3I/ATLAS akan mencapai titik terdekatnya dengan planet kita pada 19 Desember, dengan jarak minimal 270 juta km atau sekitar 1,8 kali jarak Bumi-Matahari. Mulai saat itu, para peneliti akan dapat mengamati komet tersebut dengan lebih baik, sehingga mereka dapat mempelajarinya lebih detail. Dua pesawat ruang angkasa ESA juga mungkin akan terbang melintasi ekor panjang komet tersebut sebelum memulai perjalanannya kembali keluar dari Tata Surya.
Entitas ekstrasurya ini telah menunjukkan beberapa sifat yang tidak biasa sejak pertama kali ditemukan, termasuk kelimpahan karbon dioksida, tingkat kebocoran air yang tinggi, dan ekor yang membingungkan. Para peneliti juga percaya bahwa cangkang esnya mungkin telah berubah akibat pemboman sinar kosmik selama miliaran tahun, yang berpotensi mempersulit pelacakan materi sistem bintang induknya.
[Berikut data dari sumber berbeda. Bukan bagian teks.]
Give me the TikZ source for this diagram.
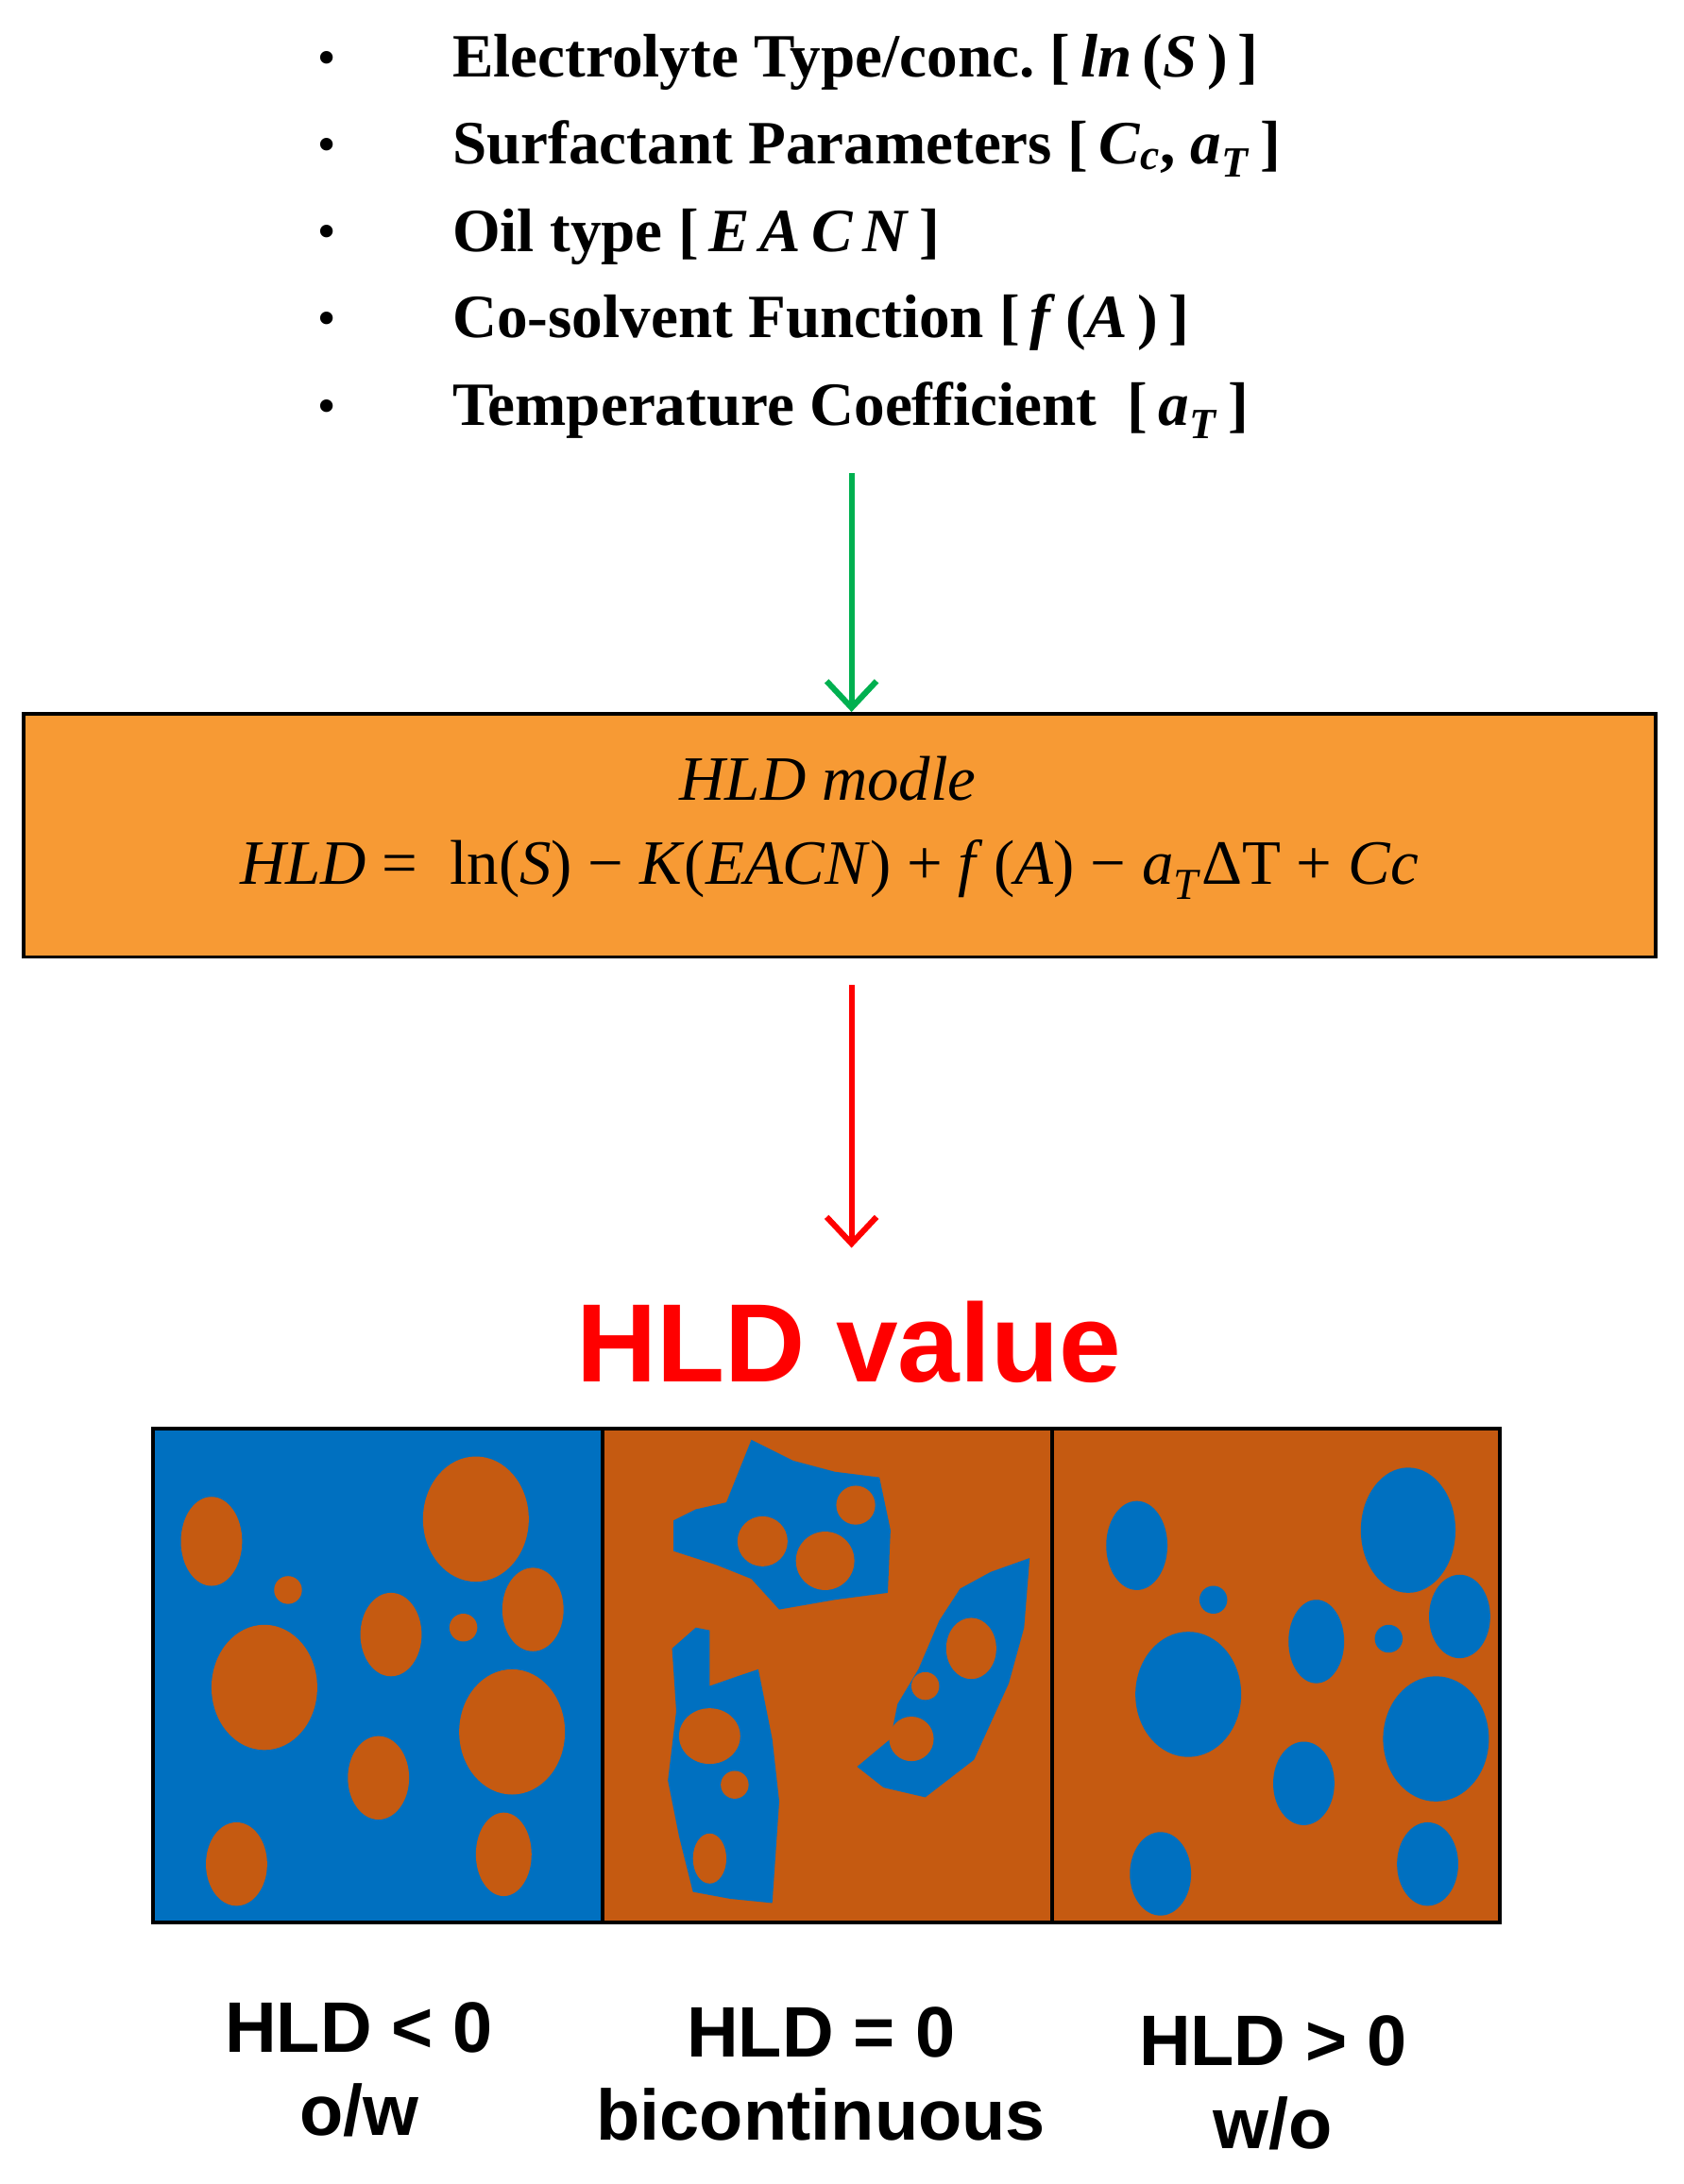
\documentclass[tikz,border=0pt]{standalone}
\usepackage{fontspec}
\setmainfont{Liberation Serif}
\setsansfont{Liberation Sans}
\newfontfamily\mathlike{DejaVu Serif}
\usetikzlibrary{arrows.meta}
\definecolor{myblue}{HTML}{0070C0}
\definecolor{mybrown}{HTML}{C55A11}
\definecolor{myorange}{HTML}{F79A34}
\definecolor{mygreen}{HTML}{00B050}
\definecolor{myred}{HTML}{FF0000}
\newcommand{\subit}[1]{\textsubscript{\textit{#1}}}
\tikzset{
 bul/.style={anchor=west,font=\fontsize{37}{42}\selectfont\bfseries,inner sep=0},
 dot/.style={anchor=center,font=\fontsize{28}{32}\selectfont\bfseries,inner sep=0},
 lab/.style={font=\fontsize{43}{48}\selectfont\sffamily\bfseries,align=center,inner sep=0},
 panel/.style={draw=black,line width=2.5pt},
 arr/.style={line width=3.5pt,-{Straight Barb[length=16pt,width=30pt,line width=3.5pt]}}
}
\begin{document}
\begin{tikzpicture}[x=0.0294cm,y=-0.0294cm]
\useasboundingbox (0,0) rectangle (1210,1570);
\foreach \y/\t [count=\i] in {45/{Electrolyte Type/conc.\ [\,\textit{ln}\,(\textit{S}\,)\,]},
 107/{Surfactant Parameters [\,\textit{C}\subit{c}, \textit{a}\subit{T}\,]},
 170/{Oil type [\,\textit{E\,A\,C\,N}\,]},
 232/{Co-solvent Function [\,\textit{f}\,(\textit{A}\,)\,]},
 295/{Temperature Coefficient\ \ [\,\textit{a}\subit{T}\,]}}{
 \node[dot] (d\i) at (235,\y) {•};
 \node[bul] (t\i) at (325,\y) {\t};
}
\coordinate (gs) at (612,340);
\node[draw=black,line width=2pt,fill=myorange,minimum width=1173*0.0294cm,minimum height=175*0.0294cm,inner sep=0] (box) at (603.5,600.5) {};
\node[font=\fontsize{38}{42}\selectfont] (t6) at (595,560) {\textit{HLD\ modle}};
\node[font=\fontsize{38}{42}\selectfont] (t7) at (596,625) {\textit{HLD} =\ \ ln(\textit{S}) − \textit{K}(\textit{EACN}) + \textit{f}\,(\textit{A}) − \textit{a}\subit{T}ΔT + \textit{Cc}};
\draw[arr,mygreen] (gs) -- (box.north -| gs);
\coordinate (rs) at (612,708);
\coordinate (re) at (612,897);
\draw[arr,myred] (rs) -- (re);
\node[font=\fontsize{67}{70}\selectfont\sffamily\bfseries,text=myred] (hv) at (610,965) {HLD value};
% panels
\path[fill=myblue] (110,1027) rectangle (433,1382);
\path[fill=mybrown] (433,1027) rectangle (1078,1382);
\foreach \x/\y/\a/\b in {152/1108/22/32,342/1092/38/45,207/1143/10/10,190/1213/38/45,281/1175/22/30,333/1170/10/10,383/1157/22/30,368/1245/38/45,272/1278/22/30,170/1340/22/30,362/1333/20/30}
 \fill[mybrown] (\x,\y) ellipse[x radius=\a,y radius=\b];
\foreach \x/\y/\a/\b in {817/1111/22/32,1012/1100/34/45,872/1150/10/10,854/1218/38/45,946/1180/20/30,998/1178/10/10,1049/1162/22/30,1032/1250/38/45,937/1282/22/30,834/1347/22/30,1026/1340/22/30}
 \fill[myblue] (\x,\y) ellipse[x radius=\a,y radius=\b];
% bicontinuous blobs
\fill[myblue] (484,1093) -- (500,1085) -- (522,1080) -- (540,1035) -- (570,1050) -- (600,1058) -- (632,1062) -- (640,1100) -- (638,1145) -- (600,1150) -- (560,1157) -- (540,1135) -- (515,1125) -- (484,1115) -- cycle;
\fill[mybrown] (548,1108) circle (18) (593,1122) circle (21) (615,1082) circle (14);
\fill[myblue] (690,1142) -- (712,1130) -- (740,1120) -- (736,1170) -- (725,1210) -- (700,1265) -- (665,1292) -- (635,1285) -- (616,1270) -- (640,1250) -- (645,1225) -- (660,1200) -- (675,1165) -- cycle;
\fill[mybrown] (698,1185) ellipse[x radius=18,y radius=22] (665,1212) circle (10) (655,1250) circle (16);
\fill[myblue] (483,1185) -- (500,1170) -- (510,1172) -- (510,1212) -- (530,1205) -- (545,1200) -- (555,1250) -- (560,1295) -- (555,1368) -- (525,1365) -- (498,1360) -- (488,1320) -- (480,1280) -- (486,1230) -- cycle;
\fill[mybrown] (510,1248) ellipse[x radius=22,y radius=20] (528,1283) circle (10) (510,1336) ellipse[x radius=12,y radius=18];
\node[panel,minimum width=323*0.0294cm,minimum height=355*0.0294cm,inner sep=0] (p1) at (271.5,1204.5) {};
\node[panel,minimum width=323*0.0294cm,minimum height=355*0.0294cm,inner sep=0] (p2) at (594.5,1204.5) {};
\node[panel,minimum width=322*0.0294cm,minimum height=355*0.0294cm,inner sep=0] (p3) at (917,1204.5) {};
\node[lab] (l1) at (258,1488) {HLD < 0\\[2pt]o/w};
\node[lab] (l2) at (590,1491) {HLD = 0\\[2pt]bicontinuous};
\node[lab] (l3) at (915,1497) {HLD > 0\\[2pt]w/o};
\end{tikzpicture}
\end{document}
Akibat karakteristik anomali ini, beberapa peneliti secara kontroversial mengusulkan bahwa 3I/ATLAS mungkin merupakan teknologi alien yang disamarkan. Namun, tidak ada bukti kuat yang mendukung teori ini, dan sebagian besar ahli berpendapat bahwa objek tersebut berperilaku persis seperti komet.